Aim: Leave out any pictures and transcribe all other data below exactly.

Material provided:
::::::::
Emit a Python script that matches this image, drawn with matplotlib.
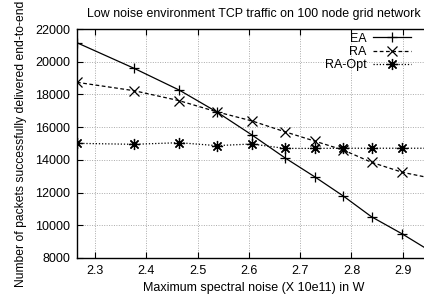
import matplotlib
matplotlib.use("Agg")
import matplotlib.pyplot as plt

noise = [2.265, 2.376, 2.464, 2.537, 2.606, 2.670, 2.728, 2.784, 2.839, 2.899, 2.960]
ea = [21160, 19600, 18270, 16940, 15520, 14130, 12970, 11790, 10520, 9470, 8300]
ra = [18740, 18230, 17620, 16940, 16380, 15720, 15150, 14600, 13850, 13240, 12850]
ra_opt = [15010, 14950, 15050, 14870, 14970, 14700, 14700, 14710, 14710, 14710, 14710]
xticks = [2.3, 2.4, 2.5, 2.6, 2.7, 2.8, 2.9]
yticks = [8000, 10000, 12000, 14000, 16000, 18000, 20000, 22000]

plt.rcParams['font.family'] = ['Liberation Sans', 'DejaVu Sans']
W, H = 424, 301
fig = plt.figure(figsize=(W/100, H/100), dpi=100)
ax = fig.add_axes([77/W, 43/H, (430-77)/W, (258-29)/H])

ax.plot(noise, ea, color='black', lw=0.9, ls='-', marker='+', ms=7.5, mew=0.9, label='EA')
ax.plot(noise, ra, color='black', lw=0.9, ls=(0, (3, 2)), marker='x', ms=6.5, mew=0.9, label='RA')
ax.plot(noise, ra_opt, color='black', lw=0.9, ls=(0, (1, 1.5)), marker=(8, 2, 0), ms=8, mew=0.9, label='RA-Opt')

ax.set_xlim(2.265, 2.953)
ax.set_ylim(8000, 22000)
ax.set_xticks(xticks)
ax.set_xticklabels([f"{t:.1f}" for t in xticks])
ax.set_yticks(yticks)
ax.grid(True, color='#aaaaaa', ls=(0, (1, 1.5)), lw=0.7)
ax.tick_params(direction='in', top=True, right=True, length=4, labelsize=9, width=0.8, pad=5)
for s in ax.spines.values():
    s.set_linewidth(1.0)

ax.set_title('Low noise environment TCP traffic on 100 node grid network', fontsize=8.9, pad=9)
ax.set_xlabel('Maximum spectral noise (X 10e11) in W', fontsize=9, labelpad=4)
ax.set_ylabel('Number of packets successfully delivered end-to-end', fontsize=8.7, labelpad=6)

leg = ax.legend(loc='upper right', bbox_to_anchor=((413-77)/353, 0.995), frameon=False, markerfirst=False,
                fontsize=9, handlelength=3.0, handletextpad=0.5, labelspacing=0.1, borderaxespad=0.0,
                borderpad=0.2)

fig.savefig('out.png', dpi=100)
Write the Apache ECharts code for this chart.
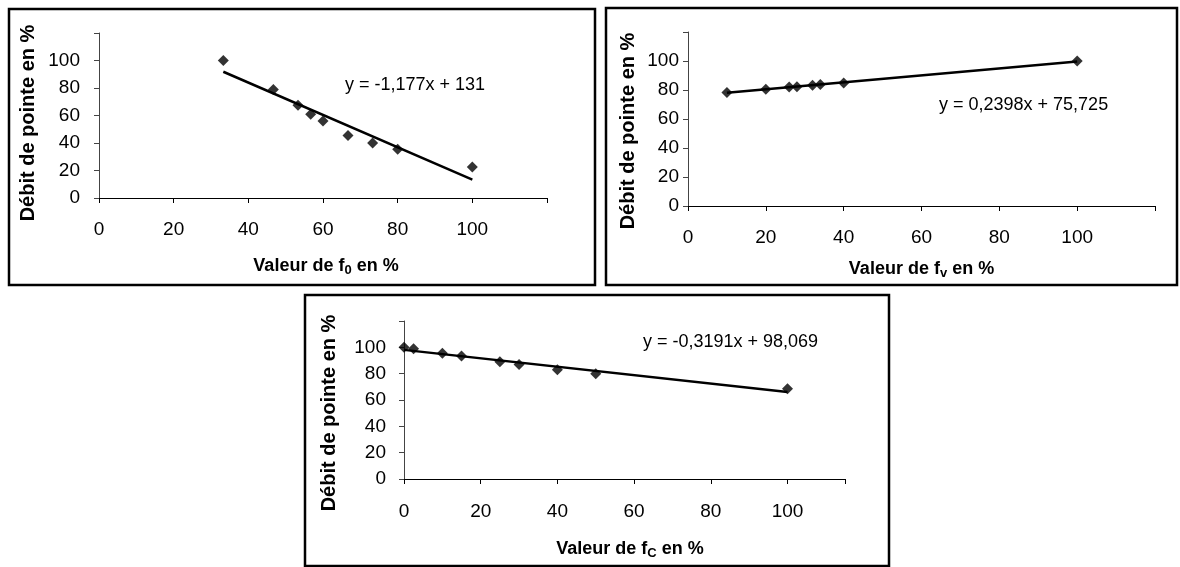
<!DOCTYPE html>
<html><head><meta charset="utf-8">
<script src="https://cdn.jsdelivr.net/npm/echarts@6/dist/echarts.min.js"></script>
<style>html,body{margin:0;padding:0;background:#fff}#c{width:1180px;height:567px}</style>
</head><body><div id="c"></div>
<script>
// ---- data ----
const f0X = [33.3, 46.7, 53.3, 56.7, 60, 66.7, 73.3, 80, 100];
const f0Y = [100, 79, 67.5, 61, 56, 45.5, 40, 35.5, 22.5];
const fvX = [10, 20, 26, 28, 32, 34, 40, 100];
const fvY = [78.3, 80.5, 82, 82.3, 83.3, 83.8, 84.8, 100];
const fcX = [0, 2.5, 10, 15, 25, 30, 40, 50, 100];
const fcY = [100, 99, 95.5, 93.5, 89, 87, 83, 80, 68.5];
const trendSlope = [-1.177, 0.2398, -0.3191];
const trendIntercept = [131, 75.725, 98.069];
const equations = ['y = -1,177x + 131', 'y = 0,2398x + 75,725', 'y = -0,3191x + 98,069'];
const xTitles = ['Valeur de f{s|0} en %', 'Valeur de f{s|v} en %', 'Valeur de f{s|C} en %'];
const yTitle = 'Débit de pointe en %';
const tickStep = 20;
const yMax = [120, 120, 120];
const xMax = [120, 120, 115];
const lastLabel = 100;

const xs = [f0X, fvX, fcX], ys = [f0Y, fvY, fcY];
const FONT = '"Liberation Sans", Arial, sans-serif';

// ---- layout ----
const grids = [
  {left: 99, top: 33, width: 448, height: 165},
  {left: 688, top: 32, width: 467, height: 174},
  {left: 404, top: 321, width: 441, height: 158}
];
const yLabelMargin = [19, 9, 18];
const xLabelMargin = [22, 22, 23];
const yNameGap = [61, 50, 65];
const xNameGap = [57, 52, 59];
const yNameShift = [15, 24, 26];
const xNameShift = [6, 0, 11];
const frames = [
  {x: 9, y: 9, width: 586, height: 276},
  {x: 606, y: 8, width: 571, height: 277},
  {x: 305, y: 295, width: 584, height: 271}
];
const eqPos = [[345, 85], [939, 105], [643, 342]];

const chart = echarts.init(document.getElementById('c'), null, {renderer: 'canvas'});

const xAxis = [], yAxis = [], series = [];
for (let i = 0; i < 3; i++) {
  xAxis.push({
    type: 'value', gridIndex: i, min: 0, max: xMax[i], interval: tickStep,
    axisLine: {show: true, lineStyle: {color: '#000', width: 1}},
    axisTick: {show: true, inside: false, length: 5, lineStyle: {color: '#000'}},
    splitLine: {show: false},
    axisLabel: {color: '#000', fontFamily: FONT, fontSize: 19, margin: xLabelMargin[i],
      formatter: v => (v > lastLabel ? '' : String(v))},
    name: xTitles[i], nameLocation: 'middle', nameGap: xNameGap[i],
    nameTextStyle: {color: '#000', fontFamily: FONT, fontSize: 18, fontWeight: 'bold',
      padding: [0, 0, 0, xNameShift[i]],
      rich: {s: {fontFamily: FONT, fontSize: 13, fontWeight: 'bold', color: '#000', padding: [9, 0, 0, 0]}}}
  });
  yAxis.push({
    type: 'value', gridIndex: i, min: 0, max: yMax[i], interval: tickStep,
    axisLine: {show: true, lineStyle: {color: '#444', width: 1}},
    axisTick: {show: true, inside: false, length: 5, lineStyle: {color: '#444'}},
    splitLine: {show: false},
    axisLabel: {color: '#000', fontFamily: FONT, fontSize: 19, margin: yLabelMargin[i],
      formatter: v => (v > lastLabel ? '' : String(v))},
    name: yTitle, nameLocation: 'middle', nameGap: yNameGap[i], nameRotate: 90,
    nameTextStyle: {color: '#000', fontFamily: FONT, fontSize: 20, fontWeight: 'bold',
      padding: [0, yNameShift[i], 0, 0]}
  });
  const xmin = Math.min.apply(null, xs[i]), xmax = Math.max.apply(null, xs[i]);
  series.push({
    type: 'line', xAxisIndex: i, yAxisIndex: i, symbol: 'none', silent: true, z: 2,
    lineStyle: {color: '#000', width: 2.5},
    data: [[xmin, trendSlope[i] * xmin + trendIntercept[i]], [xmax, trendSlope[i] * xmax + trendIntercept[i]]]
  });
  series.push({
    type: 'scatter', xAxisIndex: i, yAxisIndex: i, symbol: 'diamond', symbolSize: 11, z: 3,
    itemStyle: {color: '#000'},
    data: xs[i].map((x, k) => [x, ys[i][k]])
  });
}

const graphic = [];
frames.forEach(f => graphic.push({type: 'rect', shape: f, silent: true, z: 0,
  style: {fill: 'none', stroke: '#000', lineWidth: 2.5}}));
equations.forEach((t, i) => graphic.push({type: 'text', x: eqPos[i][0], y: eqPos[i][1], z: 10,
  style: {text: t, fill: '#000', font: '18px ' + FONT, textVerticalAlign: 'middle', verticalAlign: 'middle'}}));

chart.setOption({
  animation: false,
  backgroundColor: '#fff',
  grid: grids.map(g => Object.assign({containLabel: false}, g)),
  xAxis, yAxis, series, graphic
});
</script></body></html>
::::::::
The output:
Emit a Python script that matches this image, drawn with matplotlib.
import matplotlib
matplotlib.use("Agg")
import matplotlib.pyplot as plt

noise = [2.265, 2.376, 2.464, 2.537, 2.606, 2.670, 2.728, 2.784, 2.839, 2.899, 2.960]
ea = [21160, 19600, 18270, 16940, 15520, 14130, 12970, 11790, 10520, 9470, 8300]
ra = [18740, 18230, 17620, 16940, 16380, 15720, 15150, 14600, 13850, 13240, 12850]
ra_opt = [15010, 14950, 15050, 14870, 14970, 14700, 14700, 14710, 14710, 14710, 14710]
xticks = [2.3, 2.4, 2.5, 2.6, 2.7, 2.8, 2.9]
yticks = [8000, 10000, 12000, 14000, 16000, 18000, 20000, 22000]

plt.rcParams['font.family'] = ['Liberation Sans', 'DejaVu Sans']
W, H = 424, 301
fig = plt.figure(figsize=(W/100, H/100), dpi=100)
ax = fig.add_axes([77/W, 43/H, (430-77)/W, (258-29)/H])

ax.plot(noise, ea, color='black', lw=0.9, ls='-', marker='+', ms=7.5, mew=0.9, label='EA')
ax.plot(noise, ra, color='black', lw=0.9, ls=(0, (3, 2)), marker='x', ms=6.5, mew=0.9, label='RA')
ax.plot(noise, ra_opt, color='black', lw=0.9, ls=(0, (1, 1.5)), marker=(8, 2, 0), ms=8, mew=0.9, label='RA-Opt')

ax.set_xlim(2.265, 2.953)
ax.set_ylim(8000, 22000)
ax.set_xticks(xticks)
ax.set_xticklabels([f"{t:.1f}" for t in xticks])
ax.set_yticks(yticks)
ax.grid(True, color='#aaaaaa', ls=(0, (1, 1.5)), lw=0.7)
ax.tick_params(direction='in', top=True, right=True, length=4, labelsize=9, width=0.8, pad=5)
for s in ax.spines.values():
    s.set_linewidth(1.0)

ax.set_title('Low noise environment TCP traffic on 100 node grid network', fontsize=8.9, pad=9)
ax.set_xlabel('Maximum spectral noise (X 10e11) in W', fontsize=9, labelpad=4)
ax.set_ylabel('Number of packets successfully delivered end-to-end', fontsize=8.7, labelpad=6)

leg = ax.legend(loc='upper right', bbox_to_anchor=((413-77)/353, 0.995), frameon=False, markerfirst=False,
                fontsize=9, handlelength=3.0, handletextpad=0.5, labelspacing=0.1, borderaxespad=0.0,
                borderpad=0.2)

fig.savefig('out.png', dpi=100)
Write the Apache ECharts code for this chart.
<!DOCTYPE html>
<html><head><meta charset="utf-8">
<script src="https://cdn.jsdelivr.net/npm/echarts@6/dist/echarts.min.js"></script>
<style>html,body{margin:0;padding:0;background:#fff}#c{width:1180px;height:567px}</style>
</head><body><div id="c"></div>
<script>
// ---- data ----
const f0X = [33.3, 46.7, 53.3, 56.7, 60, 66.7, 73.3, 80, 100];
const f0Y = [100, 79, 67.5, 61, 56, 45.5, 40, 35.5, 22.5];
const fvX = [10, 20, 26, 28, 32, 34, 40, 100];
const fvY = [78.3, 80.5, 82, 82.3, 83.3, 83.8, 84.8, 100];
const fcX = [0, 2.5, 10, 15, 25, 30, 40, 50, 100];
const fcY = [100, 99, 95.5, 93.5, 89, 87, 83, 80, 68.5];
const trendSlope = [-1.177, 0.2398, -0.3191];
const trendIntercept = [131, 75.725, 98.069];
const equations = ['y = -1,177x + 131', 'y = 0,2398x + 75,725', 'y = -0,3191x + 98,069'];
const xTitles = ['Valeur de f{s|0} en %', 'Valeur de f{s|v} en %', 'Valeur de f{s|C} en %'];
const yTitle = 'Débit de pointe en %';
const tickStep = 20;
const yMax = [120, 120, 120];
const xMax = [120, 120, 115];
const lastLabel = 100;

const xs = [f0X, fvX, fcX], ys = [f0Y, fvY, fcY];
const FONT = '"Liberation Sans", Arial, sans-serif';

// ---- layout ----
const grids = [
  {left: 99, top: 33, width: 448, height: 165},
  {left: 688, top: 32, width: 467, height: 174},
  {left: 404, top: 321, width: 441, height: 158}
];
const yLabelMargin = [19, 9, 18];
const xLabelMargin = [22, 22, 23];
const yNameGap = [61, 50, 65];
const xNameGap = [57, 52, 59];
const yNameShift = [15, 24, 26];
const xNameShift = [6, 0, 11];
const frames = [
  {x: 9, y: 9, width: 586, height: 276},
  {x: 606, y: 8, width: 571, height: 277},
  {x: 305, y: 295, width: 584, height: 271}
];
const eqPos = [[345, 85], [939, 105], [643, 342]];

const chart = echarts.init(document.getElementById('c'), null, {renderer: 'canvas'});

const xAxis = [], yAxis = [], series = [];
for (let i = 0; i < 3; i++) {
  xAxis.push({
    type: 'value', gridIndex: i, min: 0, max: xMax[i], interval: tickStep,
    axisLine: {show: true, lineStyle: {color: '#000', width: 1}},
    axisTick: {show: true, inside: false, length: 5, lineStyle: {color: '#000'}},
    splitLine: {show: false},
    axisLabel: {color: '#000', fontFamily: FONT, fontSize: 19, margin: xLabelMargin[i],
      formatter: v => (v > lastLabel ? '' : String(v))},
    name: xTitles[i], nameLocation: 'middle', nameGap: xNameGap[i],
    nameTextStyle: {color: '#000', fontFamily: FONT, fontSize: 18, fontWeight: 'bold',
      padding: [0, 0, 0, xNameShift[i]],
      rich: {s: {fontFamily: FONT, fontSize: 13, fontWeight: 'bold', color: '#000', padding: [9, 0, 0, 0]}}}
  });
  yAxis.push({
    type: 'value', gridIndex: i, min: 0, max: yMax[i], interval: tickStep,
    axisLine: {show: true, lineStyle: {color: '#444', width: 1}},
    axisTick: {show: true, inside: false, length: 5, lineStyle: {color: '#444'}},
    splitLine: {show: false},
    axisLabel: {color: '#000', fontFamily: FONT, fontSize: 19, margin: yLabelMargin[i],
      formatter: v => (v > lastLabel ? '' : String(v))},
    name: yTitle, nameLocation: 'middle', nameGap: yNameGap[i], nameRotate: 90,
    nameTextStyle: {color: '#000', fontFamily: FONT, fontSize: 20, fontWeight: 'bold',
      padding: [0, yNameShift[i], 0, 0]}
  });
  const xmin = Math.min.apply(null, xs[i]), xmax = Math.max.apply(null, xs[i]);
  series.push({
    type: 'line', xAxisIndex: i, yAxisIndex: i, symbol: 'none', silent: true, z: 2,
    lineStyle: {color: '#000', width: 2.5},
    data: [[xmin, trendSlope[i] * xmin + trendIntercept[i]], [xmax, trendSlope[i] * xmax + trendIntercept[i]]]
  });
  series.push({
    type: 'scatter', xAxisIndex: i, yAxisIndex: i, symbol: 'diamond', symbolSize: 11, z: 3,
    itemStyle: {color: '#000'},
    data: xs[i].map((x, k) => [x, ys[i][k]])
  });
}

const graphic = [];
frames.forEach(f => graphic.push({type: 'rect', shape: f, silent: true, z: 0,
  style: {fill: 'none', stroke: '#000', lineWidth: 2.5}}));
equations.forEach((t, i) => graphic.push({type: 'text', x: eqPos[i][0], y: eqPos[i][1], z: 10,
  style: {text: t, fill: '#000', font: '18px ' + FONT, textVerticalAlign: 'middle', verticalAlign: 'middle'}}));

chart.setOption({
  animation: false,
  backgroundColor: '#fff',
  grid: grids.map(g => Object.assign({containLabel: false}, g)),
  xAxis, yAxis, series, graphic
});
</script></body></html>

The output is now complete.